Data segment

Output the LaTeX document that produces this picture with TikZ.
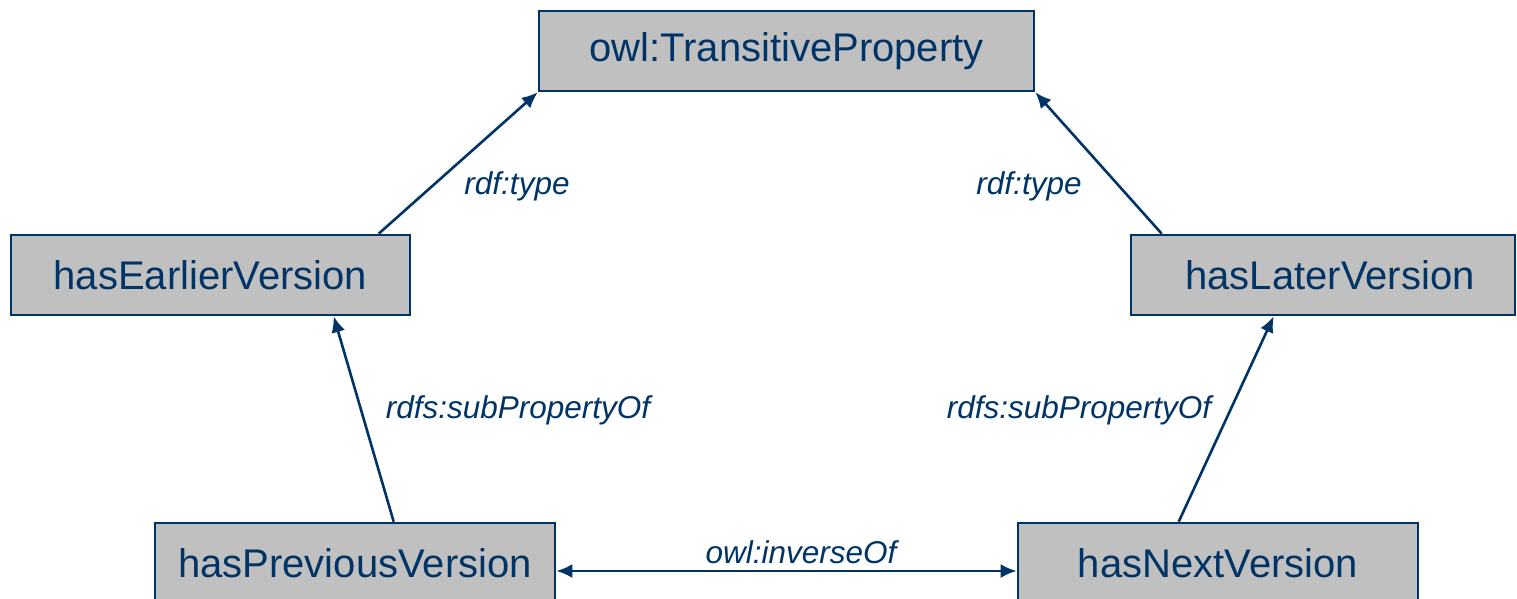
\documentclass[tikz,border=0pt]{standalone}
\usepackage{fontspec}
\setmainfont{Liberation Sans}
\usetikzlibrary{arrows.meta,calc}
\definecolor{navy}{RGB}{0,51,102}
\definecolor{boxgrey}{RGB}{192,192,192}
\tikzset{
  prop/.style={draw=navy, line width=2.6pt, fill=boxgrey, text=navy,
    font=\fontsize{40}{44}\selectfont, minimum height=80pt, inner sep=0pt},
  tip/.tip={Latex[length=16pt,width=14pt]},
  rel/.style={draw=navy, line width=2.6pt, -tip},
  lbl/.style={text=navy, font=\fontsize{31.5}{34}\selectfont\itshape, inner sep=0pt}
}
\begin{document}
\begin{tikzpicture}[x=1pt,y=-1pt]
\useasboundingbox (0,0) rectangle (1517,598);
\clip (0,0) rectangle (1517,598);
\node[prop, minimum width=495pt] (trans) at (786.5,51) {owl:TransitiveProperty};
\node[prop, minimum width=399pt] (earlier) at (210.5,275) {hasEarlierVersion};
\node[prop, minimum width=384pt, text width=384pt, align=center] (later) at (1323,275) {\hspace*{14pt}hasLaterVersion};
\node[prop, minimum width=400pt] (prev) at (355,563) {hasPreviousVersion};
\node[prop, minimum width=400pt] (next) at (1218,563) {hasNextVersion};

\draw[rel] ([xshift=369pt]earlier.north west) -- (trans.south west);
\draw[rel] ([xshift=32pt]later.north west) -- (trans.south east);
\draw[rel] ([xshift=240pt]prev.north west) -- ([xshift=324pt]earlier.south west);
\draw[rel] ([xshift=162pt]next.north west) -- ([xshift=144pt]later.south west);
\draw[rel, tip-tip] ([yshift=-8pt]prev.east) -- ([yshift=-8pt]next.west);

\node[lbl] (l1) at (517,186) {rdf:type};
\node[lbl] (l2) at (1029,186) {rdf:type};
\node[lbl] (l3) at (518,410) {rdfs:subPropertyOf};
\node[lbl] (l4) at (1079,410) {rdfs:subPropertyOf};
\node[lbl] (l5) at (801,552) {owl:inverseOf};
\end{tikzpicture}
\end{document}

Description of the task
Could you repeat all of the material exactly? Pictures should not be copied.

Task response
Output the LaTeX document that produces this picture with TikZ.
\documentclass[tikz,border=0pt]{standalone}
\usepackage{fontspec}
\setmainfont{Liberation Sans}
\usetikzlibrary{arrows.meta,calc}
\definecolor{navy}{RGB}{0,51,102}
\definecolor{boxgrey}{RGB}{192,192,192}
\tikzset{
  prop/.style={draw=navy, line width=2.6pt, fill=boxgrey, text=navy,
    font=\fontsize{40}{44}\selectfont, minimum height=80pt, inner sep=0pt},
  tip/.tip={Latex[length=16pt,width=14pt]},
  rel/.style={draw=navy, line width=2.6pt, -tip},
  lbl/.style={text=navy, font=\fontsize{31.5}{34}\selectfont\itshape, inner sep=0pt}
}
\begin{document}
\begin{tikzpicture}[x=1pt,y=-1pt]
\useasboundingbox (0,0) rectangle (1517,598);
\clip (0,0) rectangle (1517,598);
\node[prop, minimum width=495pt] (trans) at (786.5,51) {owl:TransitiveProperty};
\node[prop, minimum width=399pt] (earlier) at (210.5,275) {hasEarlierVersion};
\node[prop, minimum width=384pt, text width=384pt, align=center] (later) at (1323,275) {\hspace*{14pt}hasLaterVersion};
\node[prop, minimum width=400pt] (prev) at (355,563) {hasPreviousVersion};
\node[prop, minimum width=400pt] (next) at (1218,563) {hasNextVersion};

\draw[rel] ([xshift=369pt]earlier.north west) -- (trans.south west);
\draw[rel] ([xshift=32pt]later.north west) -- (trans.south east);
\draw[rel] ([xshift=240pt]prev.north west) -- ([xshift=324pt]earlier.south west);
\draw[rel] ([xshift=162pt]next.north west) -- ([xshift=144pt]later.south west);
\draw[rel, tip-tip] ([yshift=-8pt]prev.east) -- ([yshift=-8pt]next.west);

\node[lbl] (l1) at (517,186) {rdf:type};
\node[lbl] (l2) at (1029,186) {rdf:type};
\node[lbl] (l3) at (518,410) {rdfs:subPropertyOf};
\node[lbl] (l4) at (1079,410) {rdfs:subPropertyOf};
\node[lbl] (l5) at (801,552) {owl:inverseOf};
\end{tikzpicture}
\end{document}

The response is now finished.